Criticism of the bill by iwi such as Ngai Tahu and Ngati Kahungunu and from Taitokerau MP Hone Harawira has been extensively reported.
But Dr Sharples says it’s better than the existing Foreshore and Seabed Act, and the Maori media should reflect that.
“They forget we’re there on their side to do stuff for them. Instead of sort of helping us knock down the barriers, they try to knock us down as the barrier. And yet without as it were the initiation of us in there, there would be no efforts at all and in the context of past Maoris in government, we have really achieved outstanding results,” he says.
Dr Sharples says the Maori Party hasn’t got enough credit the whanau ora welfare delivery model and for his rehabilitation units in prisons, which will open next year.

Sharples is right in several important respects. The role the māori party party has played in getting take Māori and tino rangatiratanga on the government agenda has been crucial. The māori party really does have a unique claim to an “authentic” kaupapa Māori politics, and this should make Māori media such as Waatea, Māori Television and TVNZ’s Māori programming division (which produces Te Karere and Marae) should be strongly sympathetic towards their policy programmes. Should, I say, if the end policy result was seen to be consistent with those kaupapa.

But these agencies do not owe the māori party any favours. As media outlets their job is not to shill for a party line but to present a considered view of current events in context, and by reporting the deep dissatisfaction within Māoridom regarding the MCA bill they are doing just that. Māori media have generally shown a strong commitment to independence and impartiality — which is a particularly tricky thing to do given their cultural focus — and their coverage of the māori party’s policy platform is simply an extension of that commitment. Long may it continue, and would that it were more broadly shared.

What this episode really illustrates is the extent to which the māori party is isolated from its support structures with regard to its position on the MCA bill. Just as the party has failed to persuade its own constituency, and indeed its own caucus, that the MCA bill is worth supporting, it has failed to persuade the only media establishment which might be sympathetic to its cause as to the merits of that cause.

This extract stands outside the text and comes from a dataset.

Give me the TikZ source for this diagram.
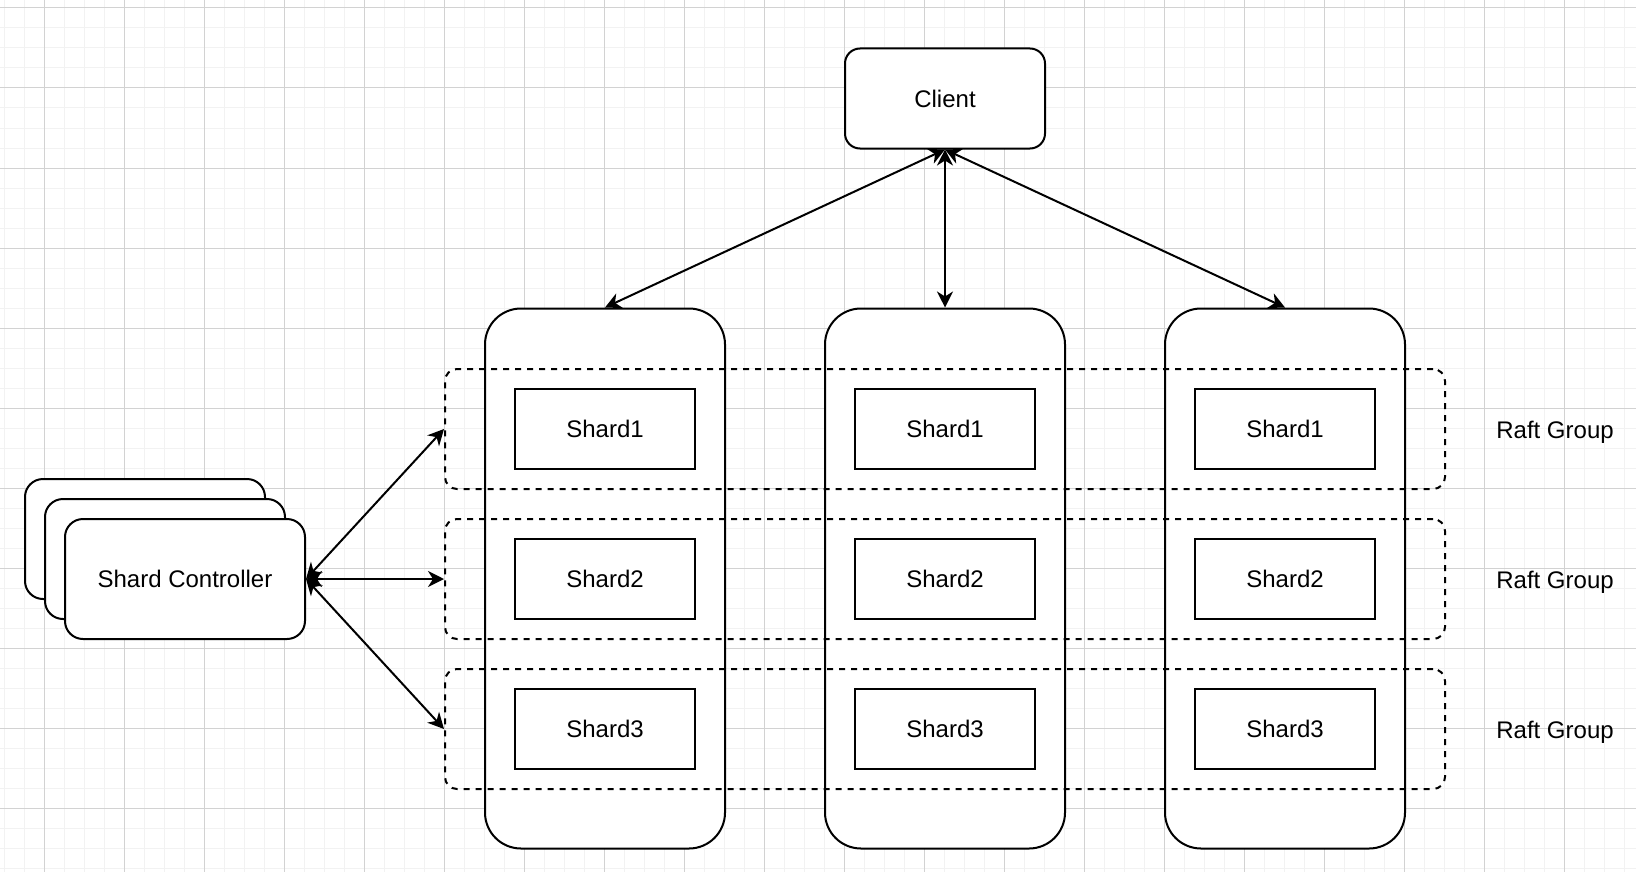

All this illustrates one of two things: either the party is way off base; the strategy of supporting the bill is bad for Māori and Māori know it; or that the strategy of supporting the bill is actually a great deal better than anyone knows, but the party has largely failed to articulate this.

I know which I’m tending toward, and I invite readers to argue their case. But no matter which you believe, I think it’s clear that attacking the media is neither a mature nor a useful response. Successful actors in modern democracy lead the media, like they lead their electors — in the knowledge that both must follow willingly, by consent (however grudging), or not at all. If, as a politician, you ever find yourself running a sustained campaign of trying to shove either the media or your constituents in a certain direction against their will, berating or harassing or whipping them for their stupidity or intransigence or for simply failing to follow instructions — then you have very probably already failed.